By Erwin Seba
HOUSTON (Reuters) – Crude oil futures climbed more than $1.60 a barrel on Tuesday, lifted by a temporary cut in U.S.-China tariffs and a better-than-expected inflation report.
Brent crude futures settled at $66.63 a barrel, up $1.67, or 2.57%. U.S. West Texas Intermediate (WTI) crude finished at $63.67, up $1.72 or 2.78%.
The two benchmarks rose by about 4% or more in the previous session after the U.S. and China agreed on sharp reductions to their import tariffs for at least 90 days, which also boosted stocks on Wall Street and the dollar.
“We didn’t participate as much as other markets did yesterday in the China boom, so we’re catching up today,” said John Kilduff, a partner with Again Capital LLC. “Also the data this morning gives the Fed room to potentially begin making some moves.”
The U.S. Labor Department reported on Tuesday that the Consumer Price Index rose 2.3% in the 12 months through April, the smallest year-over-year gain in four years, leading Wall Street firms like JPMorgan Chase and Barclays to cut their forecasts of a U.S. recession in the coming months.
The tamer inflation reading will likely be greeted with some relief by the Federal Reserve, which has kept its benchmark interest rate unchanged since last cutting it in December.
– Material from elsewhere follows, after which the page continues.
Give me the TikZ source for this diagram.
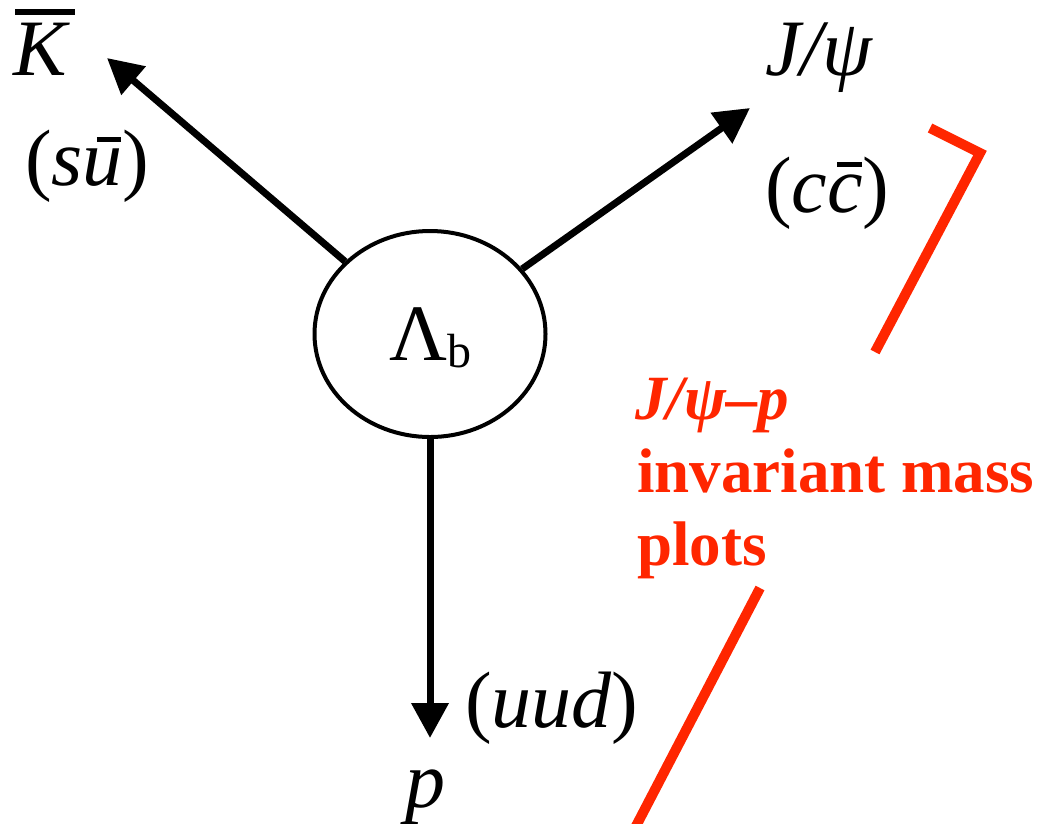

The U.S. central bank has paused its rate cuts amid concerns that the trade war could reignite inflation.
“All the numbers are bullish today,” said Phil Flynn, senior analyst with Price Futures Group. “The inflation number, the economic data are very supportive.”
The Organization of the Petroleum Exporting Countries and its allies, a group called OPEC+, are planning to boost oil exports in May and June, which is seen as possibly limiting oil’s upside.
OPEC has raised oil output by more than previously expected since April, with its May output likely to increase by 411,000 barrels per day.
Meanwhile, sources told Reuters that Saudi Arabia’s crude oil supply to China will hold steady in June after hitting its highest level in more than a year in the previous month after an OPEC+ decision to increase output.
The kingdom is the second-largest crude supplier to China behind Russia.
Elsewhere, signs broadly point to demand for refined fuel remaining strong.
“Despite the deteriorating outlook for crude demand, positive signals from the fuel markets cannot be overlooked,” JPMorgan analysts said in a note.
“Although international crude prices have declined by 22% since their peak on January 15, both refined product prices and refining margins have remained stable.”
Reduced refining capacity – mostly in the U.S. and Europe – is tightening gasoline and diesel balances, increasing reliance on imports and raising susceptibility to price spikes during maintenance and unplanned outages, they added.